The roll has the hardest job and the smallest margin. It has to yield around a slice that will not bend, floury and tender so it folds without cracking, and absorbent enough to take the yolk and a little fat without turning to paste. A crusty roll is wrong twice over: its shell shears the brittle pudding sideways and pushes it clear of the bread at the first bite, and its tight crumb sheds the yolk instead of drinking it. Press the lid too hard and the yolk fires out of the back; serve it a few minutes late and the trapped steam softens the base to a wet smear under a slice that has already gone cold and tight. The working version is eaten in the first minute, hot, the yolk still loose.

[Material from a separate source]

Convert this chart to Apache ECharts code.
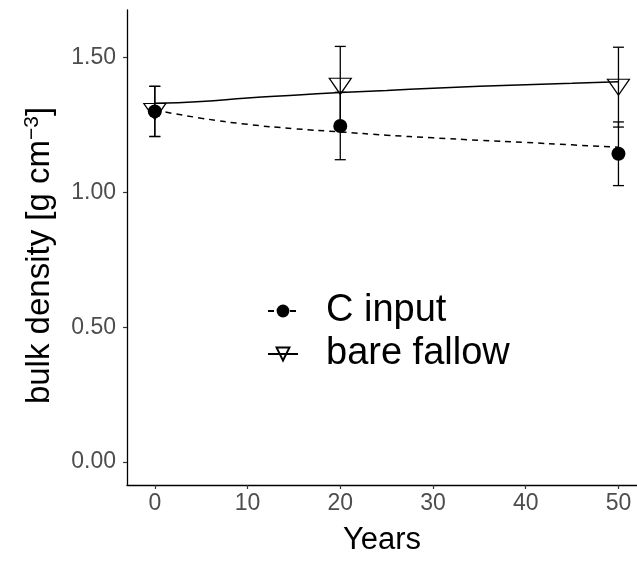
<!DOCTYPE html>
<html>
<head>
<meta charset="utf-8">
<script src="https://cdn.jsdelivr.net/npm/echarts@6/dist/echarts.min.js"></script>
<style>html,body{margin:0;padding:0;background:#fff}#c{width:637px;height:561px}</style>
</head>
<body>
<div id="c"></div>
<script>
// measured points (mean and standard error)
var years = [0, 20, 50];
var cMean = [1.30, 1.246, 1.143];
var cSE = [0.093, 0.125, 0.118];
var bfMean = [1.30, 1.393, 1.39];
var bfSE = [0.093, 0.148, 0.148];
// fitted curves
var fitYears = [0, 5, 10, 15, 20, 25, 30, 35, 40, 45, 50];
var cFit = [1.305, 1.275, 1.252, 1.236, 1.224, 1.212, 1.202, 1.193, 1.185, 1.176, 1.167];
var bfFit = [1.33, 1.337, 1.35, 1.36, 1.37, 1.378, 1.386, 1.393, 1.399, 1.404, 1.41];
var xTicks = [0, 10, 20, 30, 40, 50];
var yTicks = [0, 0.5, 1.0, 1.5];

var FONT = '"Liberation Sans", Arial, sans-serif';
var TRI = 'path://M0,0L22,0L11,16Z';

function pairs(xs, ys) { return xs.map(function (x, i) { return [x, ys[i]]; }); }
function errData(m, se) { return years.map(function (x, i) { return [x, m[i] - se[i], m[i] + se[i]]; }); }

function errRender(params, api) {
  var x = api.value(0);
  var lo = api.coord([x, api.value(1)]);
  var hi = api.coord([x, api.value(2)]);
  var hw = 5.5;
  var st = { stroke: '#000', lineWidth: 1.3 };
  return {
    type: 'group',
    children: [
      { type: 'line', shape: { x1: lo[0], y1: lo[1], x2: hi[0], y2: hi[1] }, style: st },
      { type: 'line', shape: { x1: lo[0] - hw, y1: lo[1], x2: lo[0] + hw, y2: lo[1] }, style: st },
      { type: 'line', shape: { x1: hi[0] - hw, y1: hi[1], x2: hi[0] + hw, y2: hi[1] }, style: st }
    ]
  };
}

var chart = echarts.init(document.getElementById('c'), null, { renderer: 'canvas' });
chart.setOption({
  animation: false,
  backgroundColor: '#fff',
  grid: { left: 127, right: 0, top: 10, bottom: 73, containLabel: false },
  legend: {
    orient: 'vertical',
    left: 262,
    top: 287,
    itemWidth: 30,
    itemHeight: 16,
    itemGap: 5,
    data: ['C input', 'bare fallow'],
    textStyle: { fontSize: 38, fontFamily: FONT, color: '#000', padding: [0, 0, 0, 23] }
  },
  xAxis: {
    type: 'value', min: -3, max: 52,
    name: 'Years', nameLocation: 'middle', nameGap: 40,
    nameTextStyle: { fontSize: 31, fontFamily: FONT, color: '#000', verticalAlign: 'top' },
    axisLine: { show: true, onZero: false, lineStyle: { color: '#000', width: 1.3 } },
    axisTick: { show: true, length: 4, lineStyle: { color: '#333', width: 1.2 }, customValues: xTicks },
    axisLabel: { fontSize: 23, fontFamily: FONT, color: '#4d4d4d', margin: 7, customValues: xTicks },
    splitLine: { show: false }
  },
  yAxis: {
    type: 'value', min: -0.085, max: 1.676,
    name: 'bulk density [g cm{sup|\u22123}]', nameLocation: 'middle', nameGap: 70, nameRotate: 90,
    nameTextStyle: { fontSize: 33, fontFamily: FONT, color: '#000', padding: [0, 16, 0, 0],
      rich: { sup: { fontSize: 21, fontFamily: FONT, color: '#000', verticalAlign: 'top', padding: [0, 0, 14, 0] } } },
    axisLine: { show: true, onZero: false, lineStyle: { color: '#000', width: 1.3 } },
    axisTick: { show: true, length: 4, lineStyle: { color: '#333', width: 1.2 }, customValues: yTicks },
    axisLabel: { fontSize: 23, fontFamily: FONT, color: '#4d4d4d', margin: 11, customValues: yTicks,
      formatter: function (v) { return v.toFixed(2); } },
    splitLine: { show: false }
  },
  series: [
    { name: 'C input', type: 'line', data: pairs(fitYears, cFit), smooth: true, showSymbol: false,
      symbol: 'circle', symbolSize: 12, itemStyle: { color: '#000' },
      lineStyle: { color: '#000', width: 1.5, type: [6, 5] }, z: 2 },
    { name: 'bare fallow', type: 'line', data: pairs(fitYears, bfFit), smooth: true, showSymbol: false,
      symbol: TRI, symbolSize: [20, 15], itemStyle: { color: 'rgba(0,0,0,0)', borderColor: '#000', borderWidth: 1.2 },
      lineStyle: { color: '#000', width: 1.5 }, z: 2 },
    { name: 'bare fallow', type: 'custom', renderItem: errRender, data: errData(bfMean, bfSE), z: 3 },
    { name: 'C input', type: 'custom', renderItem: errRender, data: errData(cMean, cSE), z: 3 },
    { name: 'bare fallow', type: 'scatter', data: pairs(years, bfMean), symbol: TRI, symbolSize: [22, 16],
      itemStyle: { color: 'rgba(0,0,0,0)', borderColor: '#000', borderWidth: 1.2, opacity: 1 }, z: 4 },
    { name: 'C input', type: 'scatter', data: pairs(years, cMean), symbol: 'circle', symbolSize: 14,
      itemStyle: { color: '#000', opacity: 1 }, z: 5 }
  ]
});
</script>
</body>
</html>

It comes off a café flat-top in a fug of fried fat and pepper, the cooked-blood smell sitting darker underneath, the egg adding its own warm sulphur note as it sets. The pudding slice gives with a faint snap where the pan crusted it, then turns soft and a touch grainy behind, and the iron lands deep and immediate. Then the yolk, breaking warm across all of it, smoothing the grit, carrying the spice forward and softening the metallic edge into something rounder. The roll takes up what the yolk does not, the base going rich where it sat against the fat. A stripe of brown sauce draws a sharp malt-vinegar line through the middle where someone has added it; plenty of eaters leave it off and let the yolk do the saucing alone.

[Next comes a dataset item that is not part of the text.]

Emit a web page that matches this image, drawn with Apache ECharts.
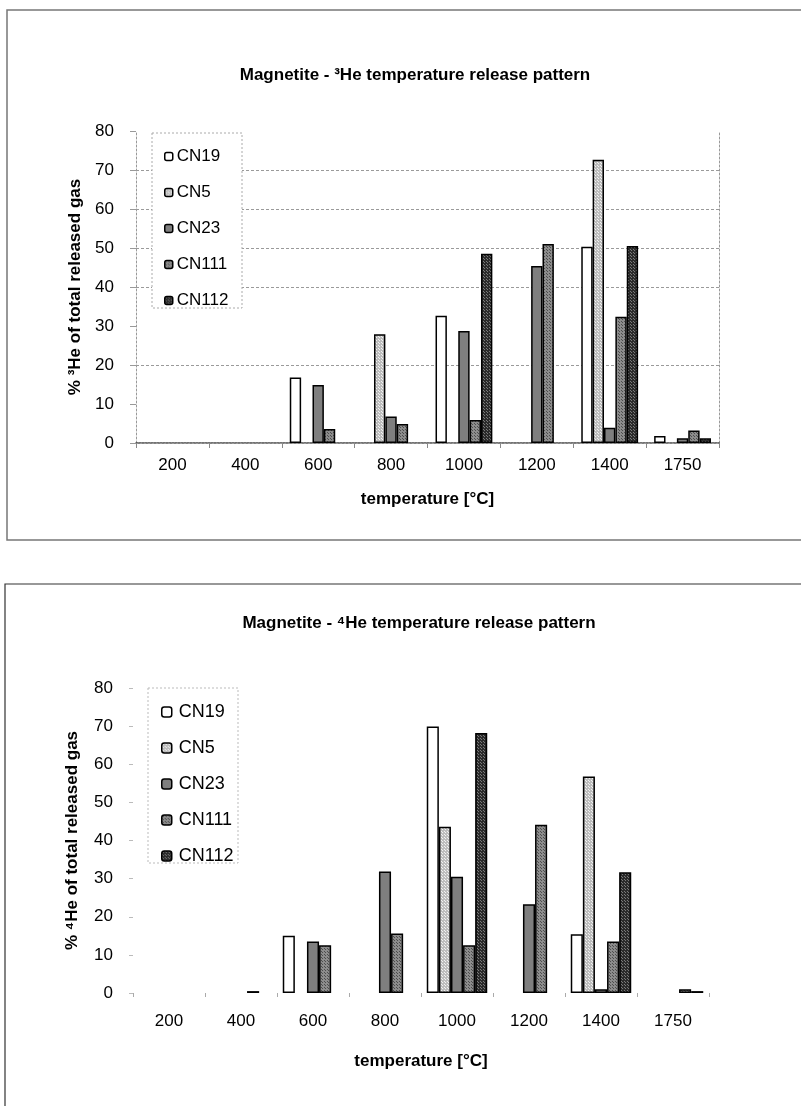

In Scotland the dish is ordered in a grammar of its own. You ask for a roll and black pudding, or a roll and pudding, the same way you ask for a roll and sausage or a roll and square, the filling named after the bread in a fixed two-word order at the counter of a dedicated roll shop. The bread is a morning roll, a softie or Glasgow roll, soft and floury and bought warm from the baker early, and a fried egg added on top makes it a roll and pudding and egg without changing the form. South of the border the same thing is a bap or a barm or a cob filled at a greasy spoon, the regional word for the roll shifting town by town while the build holds steady.

Its relatives are the rest of the fried breakfast, each carried into the same roll. A roll and sausage takes a Lorne square or a link; a bacon roll takes back rashers; the full breakfast roll piles sausage, bacon, pudding, and egg into one long demi-baguette at once. The pairing nearest to this one is bacon and egg, which leans on the same broken yolk but answers a chewy salty rasher rather than a crumbly slice, so the egg there is a partner and here it is a fix. Left flat on a plate, black pudding is one component among the rashers and the beans; lifted into a roll with an egg broken over it, it becomes a sandwich the yolk is engineered to hold together.

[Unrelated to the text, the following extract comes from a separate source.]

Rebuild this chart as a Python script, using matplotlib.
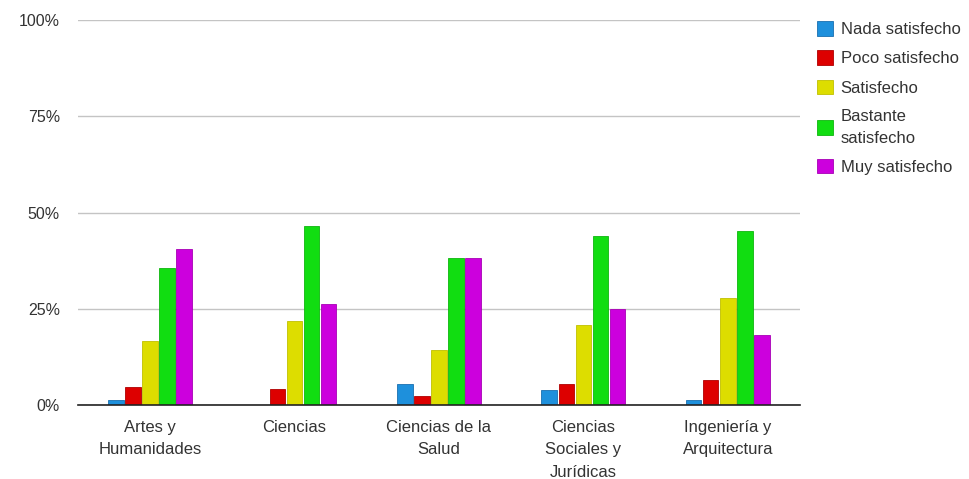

The Breakfast Plate Folded Into a Roll

The black pudding and egg roll carries no inventor and no first date in any record, because it is simply the cooked breakfast made portable, and its components are far older than the habit of folding them into bread. What can be placed is the bread that carries it: the morning roll is a long-standing fixture of Scottish bakeries, and a network of café and "roll shop" counters built their trade on selling it hot and filled to order, the soft floury roll bought fresh in the morning and the filling called out across the counter.

The wider form has a documented cultural moment, and it belongs to the breakfast roll as a family rather than to any single filling. Across Britain and Ireland the fried breakfast in a roll became the working day's portable meal, the egg-and-pudding version its quieter everyday end, a cooked breakfast carried out the door with the yolk doing the work a fork would do on a plate. The loud end is the one that left a record: in Ireland the breakfast roll acquired an anthem during the Celtic Tiger boom when the comedian Pat Shortt released "Jumbo Breakfast Roll" on 16 February 2006, a novelty song that went to number one in the Republic of Ireland, held the top for six weeks, and finished as the best-selling Irish single of the year.